With four contenders for the top post in case the BJP wrests power from AAP, party sources say naming of a CM face may trigger factional fights.
Radhika Ramaseshan reports.
Vijay Goel is among the Delhi leaders who generate instant recall when the city's Bharatiya Janata Party unit is discussed.
For the past month, Goel starts his day at dawn break in a park with a mike in hand.
Chairs are laid out for an audience of over 50 morning-walkers whom he addresses with a campaigner's ardour.
Goel is a Rajya Sabha MP from Rajasthan, but his heart lies in Delhi, home to his family in the walled city and seat of his politics.
Usually, he starts his interaction by asking people what their issues are. As they catalogue their problems, which are topped by ambient pollution and parking space crunch, Goel asks what Delhi Chief Minister Arvind Kejriwal did for five years after earning a huge mandate.
"I clarify that I have not come with a political agenda because I am not an MLA or MP from Delhi," he said during one of his interactions.
If the 'park chalo abhiyan (visit the parks campaign)' constitutes part of Goel's day job, he spends twilight hours meeting the residents' welfare associations of housing complexes.
Goel earned rare praise from Prime Minister Narendra Modi at the BJP parliamentary party meet on June 2.
Modi held him up as an example of a politician's ability and enterprise to 'work meaningfully' without holding an office.
Goel, who was a minister in Atal Bihari Vajpayee's and Modi's last cabinets, was not inducted in the ministerial council this time.
"He's on the PM's mind when Delhi is mentioned.
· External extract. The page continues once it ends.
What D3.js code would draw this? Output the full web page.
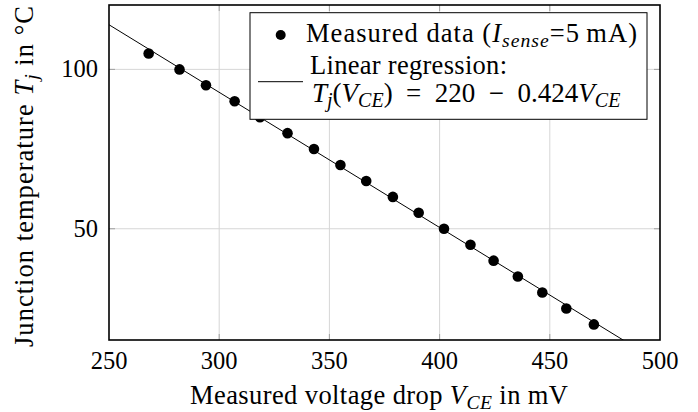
<!DOCTYPE html>
<html>
  <head>
    <meta charset="utf-8">
    <title>Junction temperature vs V_CE</title>
    <script src="https://cdnjs.cloudflare.com/ajax/libs/d3/7.8.5/d3.min.js"></script>
    <style>
      body { margin: 0; background: #fff; }
    </style>
  </head>
  <body>

    <script>
      // measured points (V_CE in mV, T_j in degC)
      var vce   = [268, 282, 294, 307, 318.5, 331, 343, 355, 366.7, 378.8, 390.5, 402, 414, 424.5, 435.5, 446.6, 457.5, 470];
      var tj    = [105, 100, 95, 90, 85, 80, 75, 70, 65, 60, 55, 50, 45, 40, 35, 30, 25, 20];
      // regression T = 220 - 0.424 V
      var regIntercept = 220, regSlope = -0.424;
      var xTicks = [250, 300, 350, 400, 450, 500];
      var yTicks = [50, 100];

      var W = 698, H = 412;
      var m = {left: 109, right: 38, top: 5, bottom: 72};
      var fs = 26.5, tfs = 24.5;
      var serif = "'Liberation Serif', 'Times New Roman', Times, 'DejaVu Serif', serif";

      var svg = d3.select("body").append("svg")
        .attr("width", W)
        .attr("height", H)
        .attr("font-family", serif);

      var x = d3.scaleLinear().domain([250, 500]).range([m.left, W - m.right]);
      var y = d3.scaleLinear().domain([15.1, 120.2]).range([H - m.bottom, m.top]);

      var x0 = x.range()[0], x1 = x.range()[1];
      var y0 = y.range()[0], y1 = y.range()[1];

      var defs = svg.append("defs");
      defs.append("clipPath").attr("id", "clip")
        .append("rect").attr("x", x0).attr("y", y1).attr("width", x1 - x0).attr("height", y0 - y1);

      // grid
      svg.append("g").selectAll("line").data(xTicks.slice(1, -1)).enter().append("line")
        .attr("x1", function (d){ return x(d); }).attr("x2", function (d){ return x(d); })
        .attr("y1", y0).attr("y2", y1)
        .attr("stroke", "#d6d6d6").attr("stroke-width", 1);
      svg.append("g").selectAll("line").data(yTicks).enter().append("line")
        .attr("y1", function (d){ return y(d); }).attr("y2", function (d){ return y(d); })
        .attr("x1", x0).attr("x2", x1)
        .attr("stroke", "#d6d6d6").attr("stroke-width", 1);

      // tick marks (inside, all four sides)
      var tl = 6, tickCol = "#a0a0a0";
      var tg = svg.append("g").attr("stroke", tickCol).attr("stroke-width", 1);
      xTicks.slice(1, -1).forEach(function (d){
        tg.append("line").attr("x1", x(d)).attr("x2", x(d)).attr("y1", y0).attr("y2", y0 - tl);
        tg.append("line").attr("x1", x(d)).attr("x2", x(d)).attr("y1", y1).attr("y2", y1 + tl);
      });
      yTicks.forEach(function (d){
        tg.append("line").attr("y1", y(d)).attr("y2", y(d)).attr("x1", x0).attr("x2", x0 + tl);
        tg.append("line").attr("y1", y(d)).attr("y2", y(d)).attr("x1", x1).attr("x2", x1 - tl);
      });

      // regression line
      var line = d3.line()
        .x(function (d){ return x(d); })
        .y(function (d){ return y(regIntercept + regSlope * d); });
      svg.append("path")
        .datum([250, 500])
        .attr("clip-path", "url(#clip)")
        .attr("d", line)
        .attr("fill", "none")
        .attr("stroke", "#000")
        .attr("stroke-width", 1);

      // measured points
      svg.append("g").selectAll("circle").data(vce).enter().append("circle")
        .attr("cx", function (d){ return x(d); })
        .attr("cy", function (d, i){ return y(tj[i]); })
        .attr("r", 5.3)
        .attr("fill", "#000");

      // frame
      svg.append("rect")
        .attr("x", x0).attr("y", y1).attr("width", x1 - x0).attr("height", y0 - y1)
        .attr("fill", "none").attr("stroke", "#000").attr("stroke-width", 1.6);

      // tick labels
      svg.append("g").selectAll("text").data(xTicks).enter().append("text")
        .attr("x", function (d){ return x(d); })
        .attr("y", y0 + 28.5)
        .attr("text-anchor", "middle")
        .attr("font-size", tfs)
        .text(function (d){ return d; });
      svg.append("g").selectAll("text").data(yTicks).enter().append("text")
        .attr("x", x0 - 11)
        .attr("y", function (d){ return y(d) + 8; })
        .attr("text-anchor", "end")
        .attr("font-size", tfs)
        .text(function (d){ return d; });

      // helper for math-ish text
      function addParts(t, parts, size){
        parts.forEach(function (p){
          var s = t.append("tspan").text(p.t);
          if (p.i) s.attr("font-style", "italic");
          if (p.sub) s.attr("font-size", size * 0.74).attr("dy", 5);
          if (p.up) s.attr("dy", -5);
        });
      }
      function label(g, xp, yp, len, parts, size){
        size = size || fs;
        var t = g.append("text").attr("x", xp).attr("y", yp).attr("font-size", size);
        if (len) t.attr("textLength", len).attr("lengthAdjust", "spacing");
        addParts(t, parts, size);
        return t;
      }

      // x label
      label(svg, 190, 404, 378,
        [{t: "Measured voltage drop "}, {t: "V", i: 1}, {t: "CE", i: 1, sub: 1}, {t: " in mV", up: 1}]);

      // y label
      label(svg, 0, 0, 341,
        [{t: "Junction temperature "}, {t: "T", i: 1}, {t: "j", i: 1, sub: 1}, {t: " in \u00b0C", up: 1}])
        .attr("transform", "translate(33,347) rotate(-90)");

      // legend
      var lg = svg.append("g");
      lg.append("rect")
        .attr("x", 250).attr("y", 12.7).attr("width", 397).attr("height", 106.6)
        .attr("fill", "#fff").attr("stroke", "#000").attr("stroke-width", 1);
      lg.append("circle").attr("cx", 280.7).attr("cy", 35).attr("r", 5).attr("fill", "#000");
      lg.append("line").attr("x1", 258).attr("x2", 303).attr("y1", 81.7).attr("y2", 81.7)
        .attr("stroke", "#000").attr("stroke-width", 1);

      label(lg, 306, 42, 331,
        [{t: "Measured data ("}, {t: "I", i: 1}, {t: "sense", i: 1, sub: 1}, {t: "=5\u2009mA)", up: 1}]);
      label(lg, 310, 74, 197, [{t: "Linear regression:"}]);
      label(lg, 312, 102, null,
        [{t: "T", i: 1}, {t: "j", i: 1, sub: 1}, {t: "(", up: 1}, {t: "V", i: 1}, {t: "CE", i: 1, sub: 1},
         {t: ")\u2002=\u2002220\u2002\u2212\u20020.424", up: 1}, {t: "V", i: 1}, {t: "CE", i: 1, sub: 1}], 27);
    </script>

  </body>
</html>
He's impressed with the way Goel works and knows that he's an original Delhiwallah," a BJP source said.
However, others said these attributes did not 'automatically' recommend Goel, 65, for Delhi's top job, in case the BJP wrests power from the Aam Aadmi Party.
"The leadership matter is complex. My gut feeling is we may not foreground a chief ministerial candidate," said a BJP office-bearer.
The BJP in Delhi is helmed by Manoj Tiwari, 17 years younger than Goel and a two-term MP from the North-East constituency. Tiwari is the only 'Purvanchali' from Bihar to emerge as a leader after the BJP spent years in the quest for one who could 'credibly' represent the burgeoning population of Hindi heartland migrants.
"Amit Shah (BJP president) experiments with new ideas and placing Tiwari at the centre stage is one such move," a source said. Tiwari is a Bhojpuri singer and actor.
"The glamour quotient raises questions about his political understanding. Moreover, his appeal doesn't go beyond the migrants," remarked an old-timer, adding that the party cannot overlook its 'original' supporters among Punjabis and Banias while reaching out to 'Purvanchalis'.
In that slot, the claims of Vijender Gupta, one of the only three BJP candidates to win a seat in the 2015 assembly polls, and Harsh Vardhan, Chandni Chowk MP, are rated 'strong'.
"If we project a CM face, factional fights may erupt," a source said.
In the last assembly election, Kiran Bedi, now Puducherry governor, was foisted belatedly as the BJP's CM candidate, provoking silent outrage among the cadre who wanted Vardhan.
Bedi lost her seat. "She was brought in to divert attention from Modi because the election had become a Modi versus Kejriwal fight. We sensed we were losing badly and had, therefore, to salvage Modi," a source said.
Buoyed by its Lok Sabha election success -- the BJP won all the seven Delhi seats -- the party appears inclined to pursue the 'Modi-as-mascot' strategy, confident that it will 'accentuate Kejriwal's drawbacks sharply'.
"Kejriwal's administration is a flop show. He's stealing credit over small things like building classrooms and area clinics. These claims can be punctured easily. He started as an anti-corruption crusader but has compromised because many of his MLAs are corrupt. People have seen through his confrontational politics," said Gupta.
Kamaljeet Sehrawat, the BJP's city vice-president, said the Centre-Kejriwal collisions had 'serious' implications.
For one, she said the three civic bodies, dominated by the BJP, were 'deprived' of finances by the Delhi government. Periodic strikes by sanitation workers over delayed wage payments and freeze, resulting in garbage pile-ups and clogged sewers, were a manifestation of the elected municipalities being held hostage by the face-offs, said Sehrawat.
Meenakshi Lekhi, MP from the New Delhi constituency, pointed out that the Delhi government refused to implement the Centre's flagship schemes such as Ayushman Bharat and the PM Awas Yojana, contending that its health scheme was 'bigger and more comprehensive' than the Modi government’s and the seed money of Rs 1 lakh offered under the PM’s housing project was 'too little'.
The BJP's tag line, emanating from the tensions, would be to vote for a party that rules at the Centre so that the provincial government and the civic bodies could deliver 'results'.